Illuminating the Hidden Forest, Chapter 4: Embrace

By Friday, Jul 12, 2019 Life In the Berkshires

This is the fourth installment in a series. Also available are Chapter 1, Chapter 2 and Chapter 3.

June 20, 2018

Can trees embrace? Do they have feelings? Can they love each other?

This morning I came upon two white pines, one with its arms around the other, above an unmistakable kiss, burl to burl. These trees were growing out of a mound of entwined roots. Perhaps they are family, the embrace a slow-motion act of love, encircling over decades by now, perhaps over centuries in the future.

I think of children torn from their families on our southern border and elsewhere in the world even as I open my camp stool, pull my moleskin book, pen and waterbrush from my pack and begin the arduous task of observing.

How do I capture an embrace between conifers? Do I start from below, a tangle of dust, dirt, twigs, an occasional optimistic leaflet, out of which roots push and hump upward, narrowing into one solid trunk, then two, punctuated by encircling spines of lost branches? And then there is the swell of the embrace, the point at which two trees become one yet remain themselves, separate yet joined.

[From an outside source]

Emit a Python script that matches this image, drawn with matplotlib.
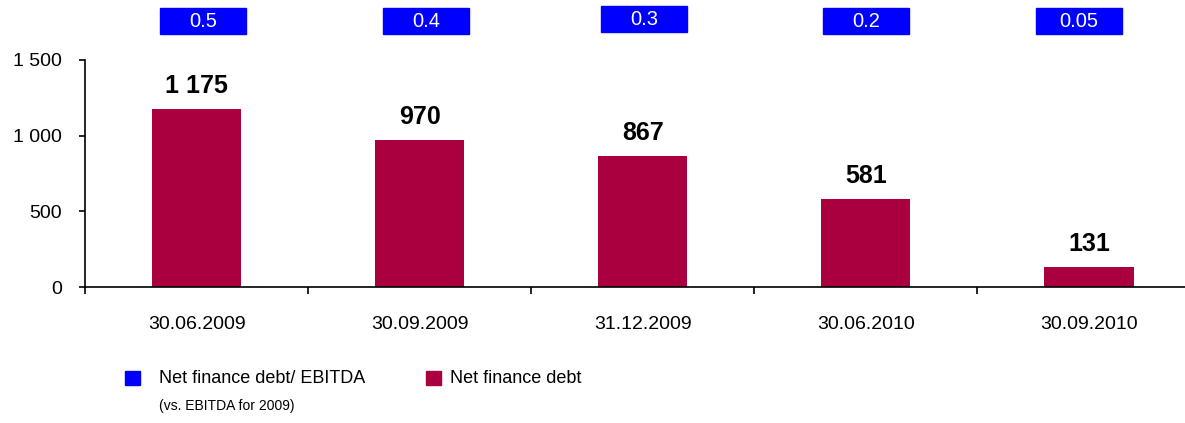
import matplotlib
import matplotlib.pyplot as plt
import numpy as np

matplotlib.rc('font', family=['Liberation Sans', 'DejaVu Sans'])

# data
dates = ['30.06.2009', '30.09.2009', '31.12.2009', '30.06.2010', '30.09.2010']
debt = [1175, 970, 867, 581, 131]
ratio = ['0.5', '0.4', '0.3', '0.2', '0.05']

# small shifts of the ratio boxes (as in the original slide)
box_dx = [0.03, 0.03, 0.005, 0.0, -0.045]
box_top = [8, 8, 6, 8, 8]   # px from top

red = '#AB0040'
blue = '#0000FF'
W, H = 1185, 423
unit = 223.1   # px per category

def fmt(v):
    return '{:,}'.format(int(v)).replace(',', ' ')

fig = plt.figure(figsize=(W / 100, H / 100), dpi=100, facecolor='w')
ax = fig.add_axes([85 / W, 1 - 287 / H, 1 - 85 / W, 227 / H])

x = np.arange(len(dates))
ax.bar(x, debt, width=0.4, color=red)

for xi, v in zip(x, debt):
    ax.annotate(fmt(v), (xi, v), xytext=(0, 8), textcoords='offset points',
                ha='center', va='bottom', fontsize=18, fontweight='bold')

# ratio boxes above the bars
for xi, r, dx, top in zip(x, ratio, box_dx, box_top):
    cx = 85 + (xi + dx + 0.5) * unit
    fig.patches.append(plt.Rectangle(((cx - 43) / W, 1 - (top + 26) / H), 86 / W, 26 / H,
                                     transform=fig.transFigure, color=blue))
    fig.text(cx / W, 1 - (top + 13.5) / H, r, ha='center', va='center',
             color='white', fontsize=14.5)

ax.set_ylim(0, 1500)
ax.set_yticks([0, 500, 1000, 1500])
ax.set_yticklabels([fmt(v) for v in [0, 500, 1000, 1500]], fontsize=14)
ax.set_xticks(x)
ax.set_xticklabels(dates, fontsize=14)
ax.set_xticks(np.arange(-0.5, 5, 1), minor=True)
ax.set_xlim(-0.5, (W - 85) / unit - 0.5)
ax.tick_params(axis='x', which='major', length=0, pad=21)
ax.tick_params(axis='x', which='minor', length=5, width=1.2)
ax.tick_params(axis='y', length=4.5, width=1.2, pad=12)

ax.spines['top'].set_visible(False)
ax.spines['right'].set_visible(False)
ax.spines['left'].set_linewidth(1.2)
ax.spines['bottom'].set_linewidth(1.2)

# legend drawn by hand
fig.patches.append(plt.Rectangle((125 / W, 1 - 385 / H), 15 / W, 14 / H,
                                 transform=fig.transFigure, color=blue))
fig.text(159 / W, 1 - 378 / H, 'Net finance debt/ EBITDA', fontsize=13, va='center')
fig.text(159 / W, 1 - 406 / H, '(vs. EBITDA for 2009)', fontsize=10, va='center')
fig.patches.append(plt.Rectangle((426 / W, 1 - 385 / H), 15 / W, 14 / H,
                                 transform=fig.transFigure, color=red))
fig.text(450 / W, 1 - 378 / H, 'Net finance debt', fontsize=13, va='center')

plt.savefig('out.png', dpi=100)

In “The Hidden Lives of Trees” (2013), Peter Wohlleben explains that trees live in families, connected underground by systems of roots that communicate through their own devices and, much as we use telephones to communicate with each other, through the devices of others.

Those other devices are the mycelia, the underground networks of mushrooms that carry messages from the root fibers of one tree to the root fibers of other trees. This means that when one tree is attacked, perhaps by beetles, a protective chemical response is carried into the neurofibers of the attacked tree’s roots. That information then transmits through mycelium webbings in the soil and into the roots of nearby trees. Neighboring trees can then mount preemptive chemical defenses to protect themselves from the beetles invading their own bark and bodies.

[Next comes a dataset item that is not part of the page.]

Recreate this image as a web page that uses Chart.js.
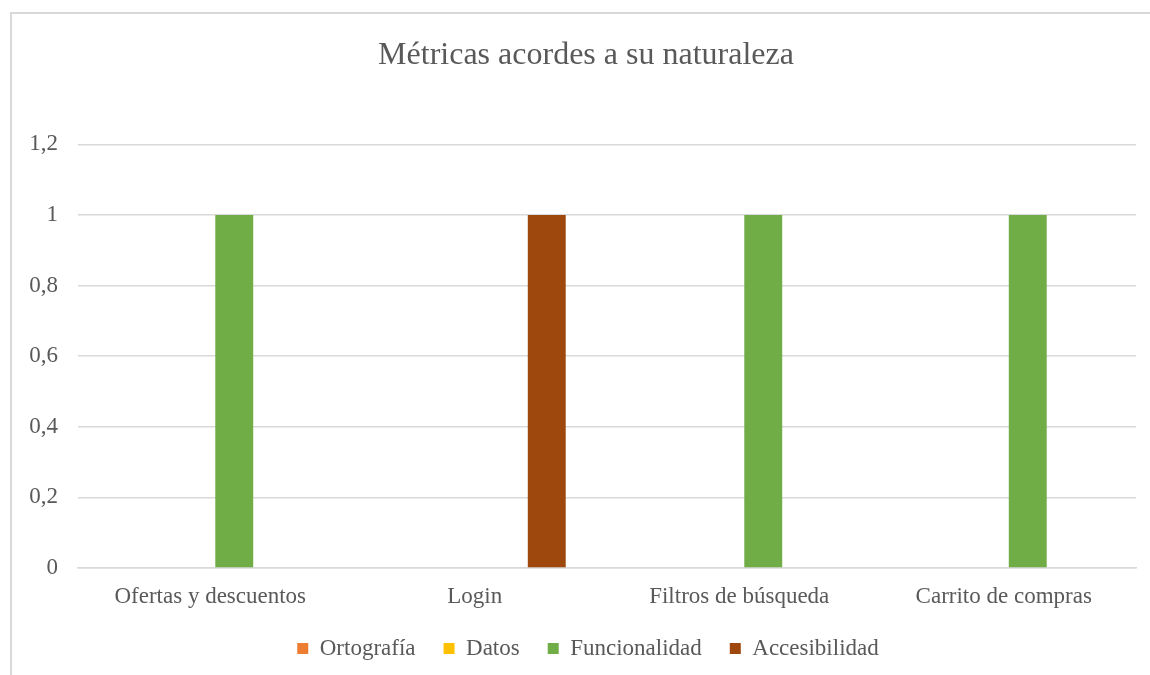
<!DOCTYPE html>
<html lang="es">
<head>
<meta charset="utf-8">
<title>Métricas acordes a su naturaleza</title>
<script src="https://cdn.jsdelivr.net/npm/chart.js@4/dist/chart.umd.min.js"></script>
<style>
  html, body { margin: 0; padding: 0; background: #fff; overflow: hidden; }
  #frame {
    position: absolute; left: 10px; top: 12px;
    width: 1300px; height: 800px;
    border-left: 2px solid #d9d9d9; border-top: 2px solid #d9d9d9;
  }
  #wrap { position: absolute; left: 0; top: 0; width: 1150px; height: 675px; }
</style>
</head>
<body>
<div id="frame"></div>
<div id="wrap"><canvas id="myChart"></canvas></div>
<script>
// categorias del eje x
const categorias = ["Ofertas y descuentos", "Login", "Filtros de búsqueda", "Carrito de compras"];

// valores por serie
const ortografia = [0, 0, 0, 0];
const datos = [0, 0, 0, 0];
const funcionalidad = [1, 0, 1, 1];
const accesibilidad = [0, 1, 0, 0];

const gris = "#595959";
const serif = "'Liberation Serif', 'Times New Roman', serif";

// corre titulo y leyenda un poco a la derecha, centrados sobre el area de trazado
const centrarCajas = {
  id: "centrarCajas",
  beforeDraw(chart) {
    [[chart.legend, 20], [chart.titleBlock, 18]].forEach(([caja, dx]) => {
      if (caja && !caja._movida) {
        caja.left += dx;
        caja.right += dx;
        caja._movida = true;
      }
    });
  },
};

const ctx = document.getElementById("myChart").getContext("2d");

new Chart(ctx, {
  type: "bar",
  data: {
    labels: categorias,
    datasets: [
      { label: "Ortografía", data: ortografia, backgroundColor: "#ED7D31" },
      { label: "Datos", data: datos, backgroundColor: "#FFC000" },
      { label: "Funcionalidad", data: funcionalidad, backgroundColor: "#70AD47" },
      { label: "Accesibilidad", data: accesibilidad, backgroundColor: "#9E480E" },
    ],
  },
  plugins: [centrarCajas],
  options: {
    responsive: true,
    maintainAspectRatio: false,
    animation: false,
    datasets: {
      bar: { barPercentage: 0.79, categoryPercentage: 0.726 },
    },
    layout: { padding: { left: 0, right: 14, top: 20, bottom: 5 } },
    plugins: {
      title: {
        display: true,
        text: "Métricas acordes a su naturaleza",
        color: gris,
        font: { family: serif, size: 32, weight: "normal" },
        padding: { top: 16, bottom: 70 },
      },
      legend: {
        position: "bottom",
        labels: {
          color: gris,
          font: { family: serif, size: 23 },
          boxWidth: 11,
          boxHeight: 11,
          padding: 28,
        },
      },
      tooltip: { enabled: false },
    },
    scales: {
      x: {
        // alto fijo del eje para dejar la leyenda cerca de las etiquetas
        afterFit: (scale) => { scale.height = 41; },
        grid: { display: false, drawTicks: false },
        border: { color: "#d9d9d9", width: 1.5 },
        ticks: { color: gris, font: { family: serif, size: 23, lineHeight: 1 }, padding: 17, maxRotation: 0 },
      },
      y: {
        min: 0,
        max: 1.2,
        afterFit: (scale) => { scale.width = 78; },
        grid: { color: "#d9d9d9", lineWidth: 1.5, drawTicks: false },
        border: { display: false },
        ticks: {
          stepSize: 0.2,
          color: gris,
          font: { family: serif, size: 23 },
          padding: 20,
          callback: (v) => (Math.round(v * 10) / 10).toString().replace(".", ","),
        },
      },
    },
  },
});
</script>
</body>
</html>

So can trees communicate? Yes, they can. Can they love each other? I can only answer that question with another. What is love? Is it a feeling? Is it a behavior?

I certainly cannot rule out that trees have feelings. Remember the sensitive plants from the childhoods of those old enough to remember them? When touched, they furled their delicate fronds away from our fingertips. Clearly this is some kind of a feeling, though maybe not felt or expressed through mechanisms that are the same as ours. If love is a behavior, residing in how we show care, then is a tree that protects its neighbor, through whatever means, showing love?